- _Written problem_: Skip pictures in the listing below; copy exactly the lines from the one with "Rebuild this chart" through the one with "slsa_sim = [0.852, 0.855, 0.862, 0.868, 0.881, 0.901]", inclusive.

- _Dataset items_:
>> START

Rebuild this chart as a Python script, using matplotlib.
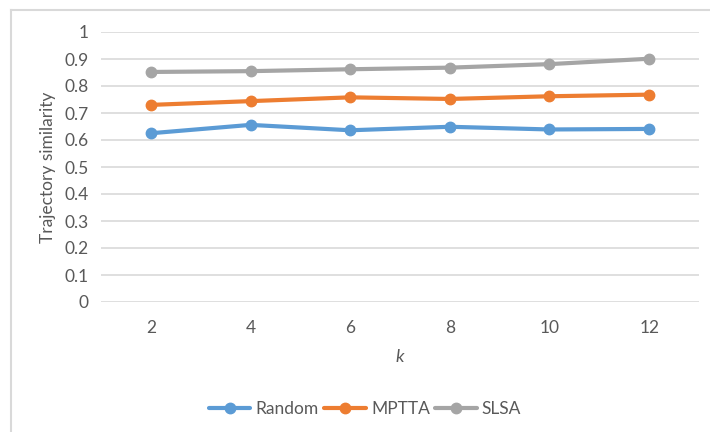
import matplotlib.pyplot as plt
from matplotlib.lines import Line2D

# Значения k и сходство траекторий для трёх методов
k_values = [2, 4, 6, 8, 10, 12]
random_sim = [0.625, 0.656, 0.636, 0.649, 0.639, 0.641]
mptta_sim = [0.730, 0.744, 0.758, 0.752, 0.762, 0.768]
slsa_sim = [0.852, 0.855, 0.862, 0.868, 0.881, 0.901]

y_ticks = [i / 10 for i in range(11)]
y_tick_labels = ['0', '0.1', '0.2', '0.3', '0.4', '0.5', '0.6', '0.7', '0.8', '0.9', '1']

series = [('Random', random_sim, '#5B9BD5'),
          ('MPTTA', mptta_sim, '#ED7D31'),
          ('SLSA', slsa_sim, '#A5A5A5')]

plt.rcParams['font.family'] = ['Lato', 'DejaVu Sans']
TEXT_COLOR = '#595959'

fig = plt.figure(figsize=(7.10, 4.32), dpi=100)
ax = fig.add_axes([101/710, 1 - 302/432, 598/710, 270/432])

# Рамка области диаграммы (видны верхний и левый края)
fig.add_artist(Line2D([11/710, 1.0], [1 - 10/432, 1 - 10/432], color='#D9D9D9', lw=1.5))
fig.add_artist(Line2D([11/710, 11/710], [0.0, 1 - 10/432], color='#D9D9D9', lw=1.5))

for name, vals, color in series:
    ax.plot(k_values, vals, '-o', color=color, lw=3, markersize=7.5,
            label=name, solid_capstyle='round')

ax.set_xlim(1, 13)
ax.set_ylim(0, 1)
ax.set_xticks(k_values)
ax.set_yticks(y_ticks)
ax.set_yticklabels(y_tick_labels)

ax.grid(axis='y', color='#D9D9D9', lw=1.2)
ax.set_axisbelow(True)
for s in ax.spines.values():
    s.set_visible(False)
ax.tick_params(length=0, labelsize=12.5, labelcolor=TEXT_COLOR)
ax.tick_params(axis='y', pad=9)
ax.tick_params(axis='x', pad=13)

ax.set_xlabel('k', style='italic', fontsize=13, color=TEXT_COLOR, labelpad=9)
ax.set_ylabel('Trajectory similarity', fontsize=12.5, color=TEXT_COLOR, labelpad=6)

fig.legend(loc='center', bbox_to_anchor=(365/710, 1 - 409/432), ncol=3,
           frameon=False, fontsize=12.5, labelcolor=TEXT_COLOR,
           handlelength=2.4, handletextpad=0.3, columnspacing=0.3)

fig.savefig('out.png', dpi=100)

>> END
>> START

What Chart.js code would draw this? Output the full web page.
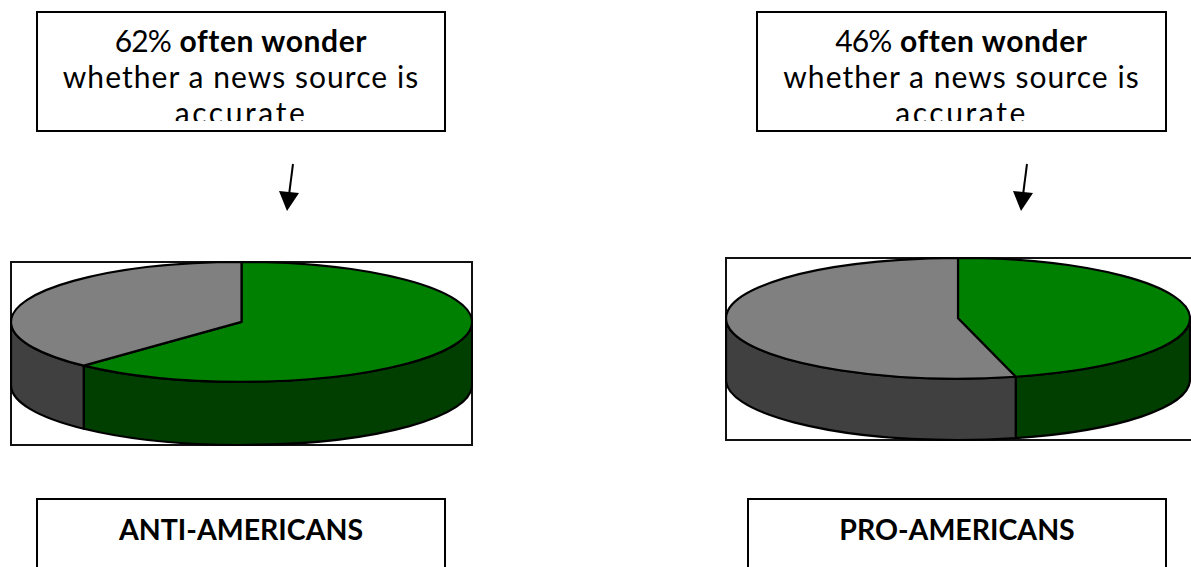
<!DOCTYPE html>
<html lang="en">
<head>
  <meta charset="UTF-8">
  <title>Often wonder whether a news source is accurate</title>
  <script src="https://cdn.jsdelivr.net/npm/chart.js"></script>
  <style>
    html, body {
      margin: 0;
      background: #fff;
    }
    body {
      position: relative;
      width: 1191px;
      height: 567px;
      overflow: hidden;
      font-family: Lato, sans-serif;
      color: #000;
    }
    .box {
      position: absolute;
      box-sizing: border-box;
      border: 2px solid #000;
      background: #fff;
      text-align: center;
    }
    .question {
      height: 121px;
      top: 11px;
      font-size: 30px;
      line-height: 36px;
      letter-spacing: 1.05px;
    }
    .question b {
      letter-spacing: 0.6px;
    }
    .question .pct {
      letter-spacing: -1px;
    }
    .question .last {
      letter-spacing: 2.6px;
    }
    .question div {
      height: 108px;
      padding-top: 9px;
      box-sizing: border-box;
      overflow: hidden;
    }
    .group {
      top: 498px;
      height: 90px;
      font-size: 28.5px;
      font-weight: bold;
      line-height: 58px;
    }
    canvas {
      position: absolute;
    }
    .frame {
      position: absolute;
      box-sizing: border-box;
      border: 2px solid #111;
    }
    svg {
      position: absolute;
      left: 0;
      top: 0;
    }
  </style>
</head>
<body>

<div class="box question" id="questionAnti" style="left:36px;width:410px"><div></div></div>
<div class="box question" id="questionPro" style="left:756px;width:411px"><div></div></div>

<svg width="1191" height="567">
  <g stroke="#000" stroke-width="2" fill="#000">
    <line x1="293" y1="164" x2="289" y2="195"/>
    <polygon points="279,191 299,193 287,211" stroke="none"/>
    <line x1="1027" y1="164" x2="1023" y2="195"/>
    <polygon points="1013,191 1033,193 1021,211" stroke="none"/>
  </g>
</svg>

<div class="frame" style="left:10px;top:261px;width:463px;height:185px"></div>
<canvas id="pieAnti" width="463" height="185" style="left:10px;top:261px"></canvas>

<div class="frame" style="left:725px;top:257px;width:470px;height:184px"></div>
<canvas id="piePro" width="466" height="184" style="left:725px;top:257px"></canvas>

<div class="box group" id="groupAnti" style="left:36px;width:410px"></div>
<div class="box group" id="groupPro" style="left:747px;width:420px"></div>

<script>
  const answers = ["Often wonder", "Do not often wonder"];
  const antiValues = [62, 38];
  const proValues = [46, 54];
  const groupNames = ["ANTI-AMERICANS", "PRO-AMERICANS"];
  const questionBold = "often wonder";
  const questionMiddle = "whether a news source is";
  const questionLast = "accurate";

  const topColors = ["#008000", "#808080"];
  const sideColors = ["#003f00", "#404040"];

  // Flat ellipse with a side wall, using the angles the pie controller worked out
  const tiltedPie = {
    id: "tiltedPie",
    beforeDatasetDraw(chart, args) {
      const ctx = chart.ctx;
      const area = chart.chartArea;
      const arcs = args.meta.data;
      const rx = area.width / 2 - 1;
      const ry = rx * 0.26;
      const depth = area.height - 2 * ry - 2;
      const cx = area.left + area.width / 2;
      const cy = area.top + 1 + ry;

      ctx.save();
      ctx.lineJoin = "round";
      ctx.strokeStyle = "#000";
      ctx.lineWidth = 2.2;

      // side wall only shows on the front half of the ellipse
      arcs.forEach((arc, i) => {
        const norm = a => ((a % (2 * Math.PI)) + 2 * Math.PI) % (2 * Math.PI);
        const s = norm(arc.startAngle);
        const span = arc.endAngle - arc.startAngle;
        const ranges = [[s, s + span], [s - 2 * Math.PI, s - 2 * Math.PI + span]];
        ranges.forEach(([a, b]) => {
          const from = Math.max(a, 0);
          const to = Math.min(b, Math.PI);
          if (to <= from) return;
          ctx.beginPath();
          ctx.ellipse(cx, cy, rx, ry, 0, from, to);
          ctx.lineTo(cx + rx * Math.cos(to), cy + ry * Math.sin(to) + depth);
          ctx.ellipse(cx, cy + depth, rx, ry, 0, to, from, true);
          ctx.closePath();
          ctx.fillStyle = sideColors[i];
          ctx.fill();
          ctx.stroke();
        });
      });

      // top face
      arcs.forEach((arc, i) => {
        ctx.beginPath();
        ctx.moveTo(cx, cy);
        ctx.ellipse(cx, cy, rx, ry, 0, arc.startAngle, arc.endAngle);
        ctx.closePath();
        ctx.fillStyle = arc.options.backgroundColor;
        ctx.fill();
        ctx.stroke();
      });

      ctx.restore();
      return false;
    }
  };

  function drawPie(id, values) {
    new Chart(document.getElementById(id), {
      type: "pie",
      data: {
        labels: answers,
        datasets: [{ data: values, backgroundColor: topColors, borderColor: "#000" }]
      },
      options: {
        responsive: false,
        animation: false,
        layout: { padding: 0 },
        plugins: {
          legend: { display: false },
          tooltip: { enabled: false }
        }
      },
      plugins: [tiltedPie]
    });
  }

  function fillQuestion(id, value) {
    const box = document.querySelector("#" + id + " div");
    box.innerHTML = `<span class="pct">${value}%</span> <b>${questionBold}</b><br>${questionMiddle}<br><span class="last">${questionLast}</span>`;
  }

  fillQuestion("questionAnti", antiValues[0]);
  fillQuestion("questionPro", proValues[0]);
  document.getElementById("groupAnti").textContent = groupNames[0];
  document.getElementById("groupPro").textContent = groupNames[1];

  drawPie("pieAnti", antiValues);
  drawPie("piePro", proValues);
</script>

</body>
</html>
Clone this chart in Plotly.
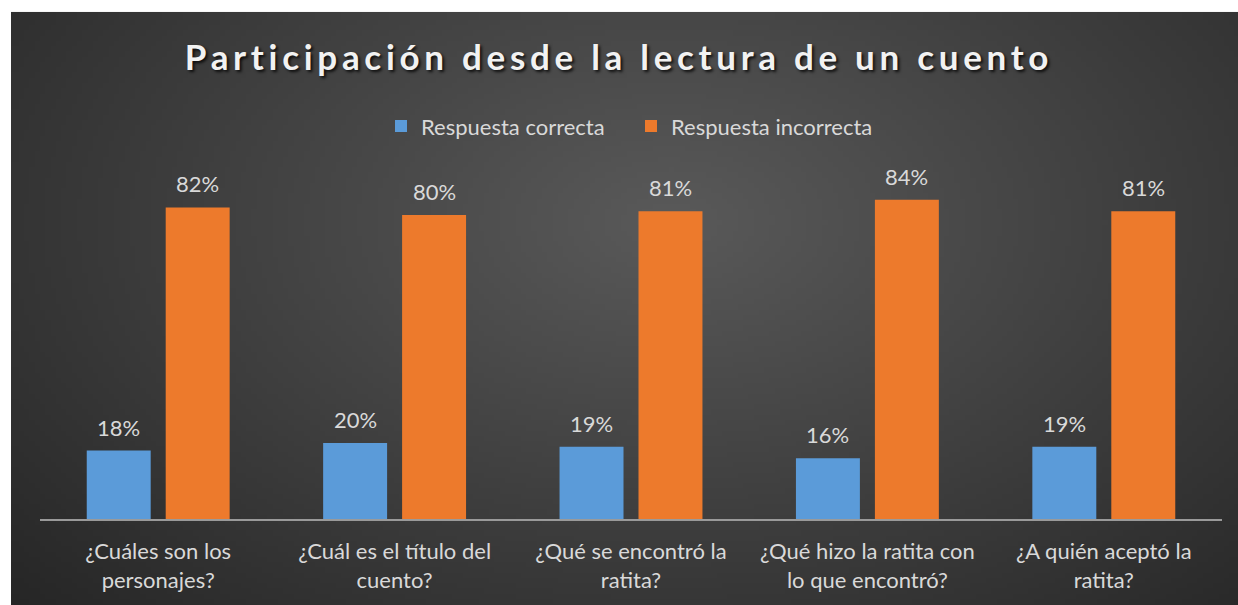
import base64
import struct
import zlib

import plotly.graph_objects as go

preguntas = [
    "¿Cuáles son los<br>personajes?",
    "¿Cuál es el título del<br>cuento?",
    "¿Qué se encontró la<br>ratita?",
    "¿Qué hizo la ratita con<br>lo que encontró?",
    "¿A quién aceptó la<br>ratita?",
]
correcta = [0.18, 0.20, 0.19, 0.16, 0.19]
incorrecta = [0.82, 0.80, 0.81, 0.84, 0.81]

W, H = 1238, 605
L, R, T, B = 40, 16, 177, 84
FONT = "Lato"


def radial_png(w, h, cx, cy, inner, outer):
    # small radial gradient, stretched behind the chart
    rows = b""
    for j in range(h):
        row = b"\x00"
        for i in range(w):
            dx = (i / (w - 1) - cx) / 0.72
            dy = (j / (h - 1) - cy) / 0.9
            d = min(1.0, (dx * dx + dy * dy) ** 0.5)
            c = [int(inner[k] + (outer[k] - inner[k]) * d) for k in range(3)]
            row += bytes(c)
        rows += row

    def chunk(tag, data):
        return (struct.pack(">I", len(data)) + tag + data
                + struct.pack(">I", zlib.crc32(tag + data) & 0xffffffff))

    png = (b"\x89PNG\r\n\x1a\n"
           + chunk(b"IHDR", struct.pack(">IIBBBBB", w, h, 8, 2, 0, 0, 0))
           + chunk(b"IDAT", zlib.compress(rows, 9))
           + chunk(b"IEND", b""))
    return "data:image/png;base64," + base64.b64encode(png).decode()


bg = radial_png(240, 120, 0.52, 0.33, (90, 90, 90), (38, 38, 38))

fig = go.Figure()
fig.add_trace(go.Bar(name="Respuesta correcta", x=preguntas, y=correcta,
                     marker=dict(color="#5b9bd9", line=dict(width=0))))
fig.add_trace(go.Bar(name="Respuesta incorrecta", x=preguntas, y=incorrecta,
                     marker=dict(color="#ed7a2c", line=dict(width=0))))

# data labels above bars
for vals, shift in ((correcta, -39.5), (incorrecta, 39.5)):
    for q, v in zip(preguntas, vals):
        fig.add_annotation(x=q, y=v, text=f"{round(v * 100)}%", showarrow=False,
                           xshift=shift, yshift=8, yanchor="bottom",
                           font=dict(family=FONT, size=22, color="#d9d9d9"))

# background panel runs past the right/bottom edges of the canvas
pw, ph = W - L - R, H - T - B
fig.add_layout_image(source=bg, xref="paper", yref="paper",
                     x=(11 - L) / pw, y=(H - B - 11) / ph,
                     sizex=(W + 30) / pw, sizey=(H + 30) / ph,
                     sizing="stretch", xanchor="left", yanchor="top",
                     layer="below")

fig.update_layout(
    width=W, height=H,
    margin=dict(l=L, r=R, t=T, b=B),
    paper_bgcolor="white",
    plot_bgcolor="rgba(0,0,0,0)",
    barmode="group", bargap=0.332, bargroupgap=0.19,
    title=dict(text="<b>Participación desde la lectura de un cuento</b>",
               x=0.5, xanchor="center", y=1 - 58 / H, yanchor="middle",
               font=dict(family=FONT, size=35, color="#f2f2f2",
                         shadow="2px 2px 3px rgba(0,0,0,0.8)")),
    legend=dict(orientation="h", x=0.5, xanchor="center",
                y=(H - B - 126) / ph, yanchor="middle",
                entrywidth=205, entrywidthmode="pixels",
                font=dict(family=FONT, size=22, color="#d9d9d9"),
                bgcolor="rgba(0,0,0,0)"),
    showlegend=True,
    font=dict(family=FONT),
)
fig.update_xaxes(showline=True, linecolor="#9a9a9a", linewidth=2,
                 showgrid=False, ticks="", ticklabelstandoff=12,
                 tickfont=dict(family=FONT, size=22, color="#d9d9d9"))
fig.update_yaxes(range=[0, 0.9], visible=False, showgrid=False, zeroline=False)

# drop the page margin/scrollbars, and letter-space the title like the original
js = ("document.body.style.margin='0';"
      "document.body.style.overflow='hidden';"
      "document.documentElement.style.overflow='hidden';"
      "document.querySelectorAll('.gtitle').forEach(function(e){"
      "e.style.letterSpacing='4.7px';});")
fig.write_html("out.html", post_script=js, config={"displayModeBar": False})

>> END

- _Response_:
Rebuild this chart as a Python script, using matplotlib.
import matplotlib.pyplot as plt
from matplotlib.lines import Line2D

# Значения k и сходство траекторий для трёх методов
k_values = [2, 4, 6, 8, 10, 12]
random_sim = [0.625, 0.656, 0.636, 0.649, 0.639, 0.641]
mptta_sim = [0.730, 0.744, 0.758, 0.752, 0.762, 0.768]
slsa_sim = [0.852, 0.855, 0.862, 0.868, 0.881, 0.901]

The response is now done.